:: PROVIDED MATERIAL ::

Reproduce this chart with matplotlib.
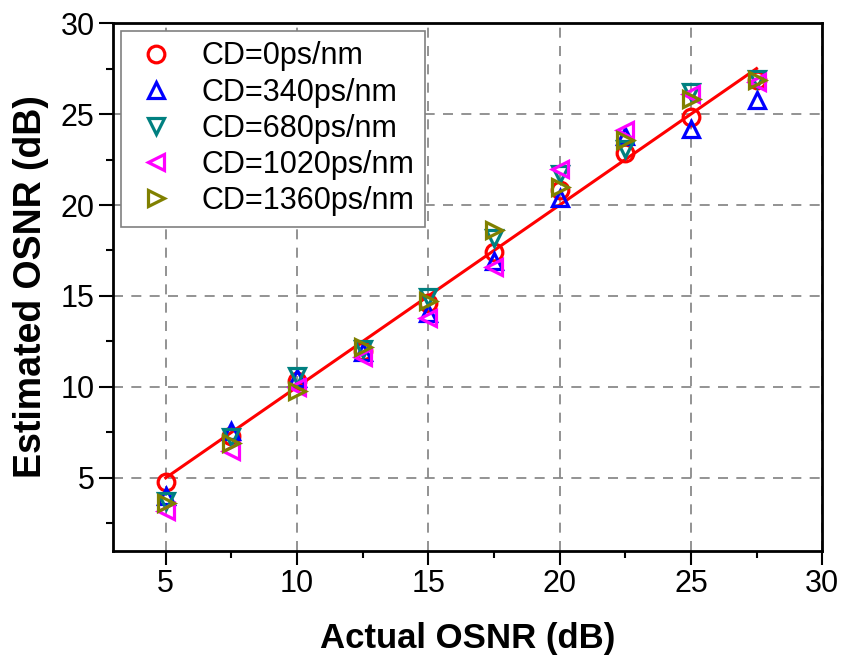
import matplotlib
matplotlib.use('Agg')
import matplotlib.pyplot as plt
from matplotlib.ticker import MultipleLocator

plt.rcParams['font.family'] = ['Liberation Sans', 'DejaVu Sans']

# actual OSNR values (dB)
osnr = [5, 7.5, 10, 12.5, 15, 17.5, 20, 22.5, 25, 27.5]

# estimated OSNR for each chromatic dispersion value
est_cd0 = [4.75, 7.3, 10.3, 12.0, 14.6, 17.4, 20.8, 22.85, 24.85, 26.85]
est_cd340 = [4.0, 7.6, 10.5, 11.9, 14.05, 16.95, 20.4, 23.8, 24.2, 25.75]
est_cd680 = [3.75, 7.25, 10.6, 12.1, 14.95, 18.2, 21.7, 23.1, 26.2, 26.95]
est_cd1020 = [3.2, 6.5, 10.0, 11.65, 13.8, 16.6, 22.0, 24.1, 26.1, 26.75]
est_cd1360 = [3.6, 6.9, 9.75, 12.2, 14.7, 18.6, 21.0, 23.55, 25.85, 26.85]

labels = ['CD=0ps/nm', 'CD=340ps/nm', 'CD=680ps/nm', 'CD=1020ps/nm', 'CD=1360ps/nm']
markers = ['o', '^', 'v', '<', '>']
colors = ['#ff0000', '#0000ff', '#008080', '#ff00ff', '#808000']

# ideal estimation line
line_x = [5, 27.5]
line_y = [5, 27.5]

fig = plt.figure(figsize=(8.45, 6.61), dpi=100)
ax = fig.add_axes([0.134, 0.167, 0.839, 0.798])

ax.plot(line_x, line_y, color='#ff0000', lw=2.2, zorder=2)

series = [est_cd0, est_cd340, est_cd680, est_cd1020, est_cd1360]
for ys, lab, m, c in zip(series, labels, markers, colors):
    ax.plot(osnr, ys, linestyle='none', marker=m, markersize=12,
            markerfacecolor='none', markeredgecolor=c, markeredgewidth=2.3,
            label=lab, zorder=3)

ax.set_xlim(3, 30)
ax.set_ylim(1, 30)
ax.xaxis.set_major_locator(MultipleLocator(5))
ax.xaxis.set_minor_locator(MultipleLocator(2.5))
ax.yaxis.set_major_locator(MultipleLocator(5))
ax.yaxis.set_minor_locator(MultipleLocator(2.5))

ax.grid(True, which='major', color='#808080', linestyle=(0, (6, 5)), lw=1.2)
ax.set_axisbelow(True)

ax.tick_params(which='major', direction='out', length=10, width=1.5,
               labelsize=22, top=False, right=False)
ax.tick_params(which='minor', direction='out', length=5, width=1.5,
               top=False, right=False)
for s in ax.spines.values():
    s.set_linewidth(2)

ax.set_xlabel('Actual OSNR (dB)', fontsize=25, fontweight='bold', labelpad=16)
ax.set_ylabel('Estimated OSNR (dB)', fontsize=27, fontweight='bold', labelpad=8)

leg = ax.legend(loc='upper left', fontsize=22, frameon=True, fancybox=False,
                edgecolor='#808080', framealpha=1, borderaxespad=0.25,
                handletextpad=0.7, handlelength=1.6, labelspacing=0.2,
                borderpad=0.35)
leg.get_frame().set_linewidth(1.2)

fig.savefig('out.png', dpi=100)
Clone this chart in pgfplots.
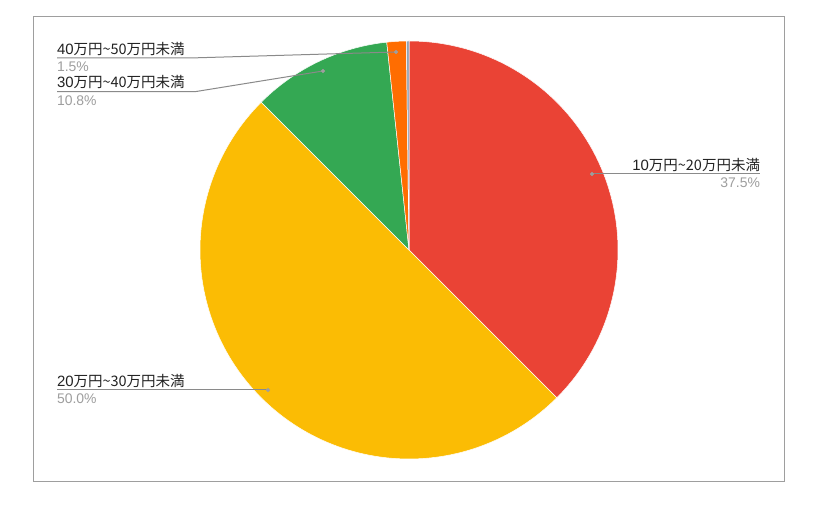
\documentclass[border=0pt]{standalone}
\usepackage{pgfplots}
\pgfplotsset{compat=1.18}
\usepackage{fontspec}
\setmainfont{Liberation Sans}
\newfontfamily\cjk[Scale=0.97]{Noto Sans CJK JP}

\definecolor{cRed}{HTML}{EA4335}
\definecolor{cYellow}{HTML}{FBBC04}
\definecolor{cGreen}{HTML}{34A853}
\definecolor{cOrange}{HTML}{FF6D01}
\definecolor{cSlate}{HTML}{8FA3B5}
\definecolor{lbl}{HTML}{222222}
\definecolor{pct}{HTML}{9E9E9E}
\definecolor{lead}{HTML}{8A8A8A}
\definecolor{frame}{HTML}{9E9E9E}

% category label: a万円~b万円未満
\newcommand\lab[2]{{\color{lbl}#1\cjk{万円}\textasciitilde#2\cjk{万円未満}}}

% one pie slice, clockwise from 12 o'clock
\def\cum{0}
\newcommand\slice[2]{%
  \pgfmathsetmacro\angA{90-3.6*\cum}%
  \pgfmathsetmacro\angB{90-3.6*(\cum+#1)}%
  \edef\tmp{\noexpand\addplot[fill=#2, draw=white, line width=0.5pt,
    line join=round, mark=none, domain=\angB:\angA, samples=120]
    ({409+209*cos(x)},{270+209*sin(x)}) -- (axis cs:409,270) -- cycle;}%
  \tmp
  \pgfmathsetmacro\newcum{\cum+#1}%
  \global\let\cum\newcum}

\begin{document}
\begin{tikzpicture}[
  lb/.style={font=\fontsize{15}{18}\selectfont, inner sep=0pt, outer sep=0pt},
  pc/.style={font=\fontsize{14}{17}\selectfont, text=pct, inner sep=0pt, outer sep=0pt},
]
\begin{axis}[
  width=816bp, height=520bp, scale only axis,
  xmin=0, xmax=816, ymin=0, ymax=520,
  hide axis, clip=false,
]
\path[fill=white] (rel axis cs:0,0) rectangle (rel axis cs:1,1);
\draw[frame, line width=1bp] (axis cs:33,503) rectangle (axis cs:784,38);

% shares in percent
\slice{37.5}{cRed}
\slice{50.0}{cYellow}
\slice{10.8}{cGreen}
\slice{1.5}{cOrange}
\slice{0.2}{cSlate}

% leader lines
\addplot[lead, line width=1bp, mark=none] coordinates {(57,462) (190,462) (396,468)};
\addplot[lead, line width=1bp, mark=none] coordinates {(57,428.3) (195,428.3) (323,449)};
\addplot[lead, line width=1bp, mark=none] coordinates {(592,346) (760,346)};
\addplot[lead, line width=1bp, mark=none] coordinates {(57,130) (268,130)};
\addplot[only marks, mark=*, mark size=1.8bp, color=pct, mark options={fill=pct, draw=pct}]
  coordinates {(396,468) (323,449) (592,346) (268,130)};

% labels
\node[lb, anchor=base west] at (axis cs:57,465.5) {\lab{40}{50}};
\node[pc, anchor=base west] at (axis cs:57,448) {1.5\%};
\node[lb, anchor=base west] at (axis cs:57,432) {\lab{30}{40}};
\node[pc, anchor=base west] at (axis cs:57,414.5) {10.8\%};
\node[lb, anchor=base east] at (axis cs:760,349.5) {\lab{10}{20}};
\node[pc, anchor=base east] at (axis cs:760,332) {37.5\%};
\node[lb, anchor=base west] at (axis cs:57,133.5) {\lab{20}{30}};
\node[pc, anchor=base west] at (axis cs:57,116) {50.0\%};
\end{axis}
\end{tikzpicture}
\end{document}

:::

Skip the images and write out the rest of the listing exactly.

Reproduce this chart with matplotlib.
import matplotlib
matplotlib.use('Agg')
import matplotlib.pyplot as plt
from matplotlib.ticker import MultipleLocator

plt.rcParams['font.family'] = ['Liberation Sans', 'DejaVu Sans']

# actual OSNR values (dB)
osnr = [5, 7.5, 10, 12.5, 15, 17.5, 20, 22.5, 25, 27.5]

# estimated OSNR for each chromatic dispersion value
est_cd0 = [4.75, 7.3, 10.3, 12.0, 14.6, 17.4, 20.8, 22.85, 24.85, 26.85]
est_cd340 = [4.0, 7.6, 10.5, 11.9, 14.05, 16.95, 20.4, 23.8, 24.2, 25.75]
est_cd680 = [3.75, 7.25, 10.6, 12.1, 14.95, 18.2, 21.7, 23.1, 26.2, 26.95]
est_cd1020 = [3.2, 6.5, 10.0, 11.65, 13.8, 16.6, 22.0, 24.1, 26.1, 26.75]
est_cd1360 = [3.6, 6.9, 9.75, 12.2, 14.7, 18.6, 21.0, 23.55, 25.85, 26.85]

labels = ['CD=0ps/nm', 'CD=340ps/nm', 'CD=680ps/nm', 'CD=1020ps/nm', 'CD=1360ps/nm']
markers = ['o', '^', 'v', '<', '>']
colors = ['#ff0000', '#0000ff', '#008080', '#ff00ff', '#808000']

# ideal estimation line
line_x = [5, 27.5]
line_y = [5, 27.5]

fig = plt.figure(figsize=(8.45, 6.61), dpi=100)
ax = fig.add_axes([0.134, 0.167, 0.839, 0.798])

ax.plot(line_x, line_y, color='#ff0000', lw=2.2, zorder=2)

series = [est_cd0, est_cd340, est_cd680, est_cd1020, est_cd1360]
for ys, lab, m, c in zip(series, labels, markers, colors):
    ax.plot(osnr, ys, linestyle='none', marker=m, markersize=12,
            markerfacecolor='none', markeredgecolor=c, markeredgewidth=2.3,
            label=lab, zorder=3)

ax.set_xlim(3, 30)
ax.set_ylim(1, 30)
ax.xaxis.set_major_locator(MultipleLocator(5))
ax.xaxis.set_minor_locator(MultipleLocator(2.5))
ax.yaxis.set_major_locator(MultipleLocator(5))
ax.yaxis.set_minor_locator(MultipleLocator(2.5))

ax.grid(True, which='major', color='#808080', linestyle=(0, (6, 5)), lw=1.2)
ax.set_axisbelow(True)

ax.tick_params(which='major', direction='out', length=10, width=1.5,
               labelsize=22, top=False, right=False)
ax.tick_params(which='minor', direction='out', length=5, width=1.5,
               top=False, right=False)
for s in ax.spines.values():
    s.set_linewidth(2)

ax.set_xlabel('Actual OSNR (dB)', fontsize=25, fontweight='bold', labelpad=16)
ax.set_ylabel('Estimated OSNR (dB)', fontsize=27, fontweight='bold', labelpad=8)

leg = ax.legend(loc='upper left', fontsize=22, frameon=True, fancybox=False,
                edgecolor='#808080', framealpha=1, borderaxespad=0.25,
                handletextpad=0.7, handlelength=1.6, labelspacing=0.2,
                borderpad=0.35)
leg.get_frame().set_linewidth(1.2)

fig.savefig('out.png', dpi=100)
Clone this chart in pgfplots.
\documentclass[border=0pt]{standalone}
\usepackage{pgfplots}
\pgfplotsset{compat=1.18}
\usepackage{fontspec}
\setmainfont{Liberation Sans}
\newfontfamily\cjk[Scale=0.97]{Noto Sans CJK JP}

\definecolor{cRed}{HTML}{EA4335}
\definecolor{cYellow}{HTML}{FBBC04}
\definecolor{cGreen}{HTML}{34A853}
\definecolor{cOrange}{HTML}{FF6D01}
\definecolor{cSlate}{HTML}{8FA3B5}
\definecolor{lbl}{HTML}{222222}
\definecolor{pct}{HTML}{9E9E9E}
\definecolor{lead}{HTML}{8A8A8A}
\definecolor{frame}{HTML}{9E9E9E}

% category label: a万円~b万円未満
\newcommand\lab[2]{{\color{lbl}#1\cjk{万円}\textasciitilde#2\cjk{万円未満}}}

% one pie slice, clockwise from 12 o'clock
\def\cum{0}
\newcommand\slice[2]{%
  \pgfmathsetmacro\angA{90-3.6*\cum}%
  \pgfmathsetmacro\angB{90-3.6*(\cum+#1)}%
  \edef\tmp{\noexpand\addplot[fill=#2, draw=white, line width=0.5pt,
    line join=round, mark=none, domain=\angB:\angA, samples=120]
    ({409+209*cos(x)},{270+209*sin(x)}) -- (axis cs:409,270) -- cycle;}%
  \tmp
  \pgfmathsetmacro\newcum{\cum+#1}%
  \global\let\cum\newcum}

\begin{document}
\begin{tikzpicture}[
  lb/.style={font=\fontsize{15}{18}\selectfont, inner sep=0pt, outer sep=0pt},
  pc/.style={font=\fontsize{14}{17}\selectfont, text=pct, inner sep=0pt, outer sep=0pt},
]
\begin{axis}[
  width=816bp, height=520bp, scale only axis,
  xmin=0, xmax=816, ymin=0, ymax=520,
  hide axis, clip=false,
]
\path[fill=white] (rel axis cs:0,0) rectangle (rel axis cs:1,1);
\draw[frame, line width=1bp] (axis cs:33,503) rectangle (axis cs:784,38);

% shares in percent
\slice{37.5}{cRed}
\slice{50.0}{cYellow}
\slice{10.8}{cGreen}
\slice{1.5}{cOrange}
\slice{0.2}{cSlate}

% leader lines
\addplot[lead, line width=1bp, mark=none] coordinates {(57,462) (190,462) (396,468)};
\addplot[lead, line width=1bp, mark=none] coordinates {(57,428.3) (195,428.3) (323,449)};
\addplot[lead, line width=1bp, mark=none] coordinates {(592,346) (760,346)};
\addplot[lead, line width=1bp, mark=none] coordinates {(57,130) (268,130)};
\addplot[only marks, mark=*, mark size=1.8bp, color=pct, mark options={fill=pct, draw=pct}]
  coordinates {(396,468) (323,449) (592,346) (268,130)};

% labels
\node[lb, anchor=base west] at (axis cs:57,465.5) {\lab{40}{50}};
\node[pc, anchor=base west] at (axis cs:57,448) {1.5\%};
\node[lb, anchor=base west] at (axis cs:57,432) {\lab{30}{40}};
\node[pc, anchor=base west] at (axis cs:57,414.5) {10.8\%};
\node[lb, anchor=base east] at (axis cs:760,349.5) {\lab{10}{20}};
\node[pc, anchor=base east] at (axis cs:760,332) {37.5\%};
\node[lb, anchor=base west] at (axis cs:57,133.5) {\lab{20}{30}};
\node[pc, anchor=base west] at (axis cs:57,116) {50.0\%};
\end{axis}
\end{tikzpicture}
\end{document}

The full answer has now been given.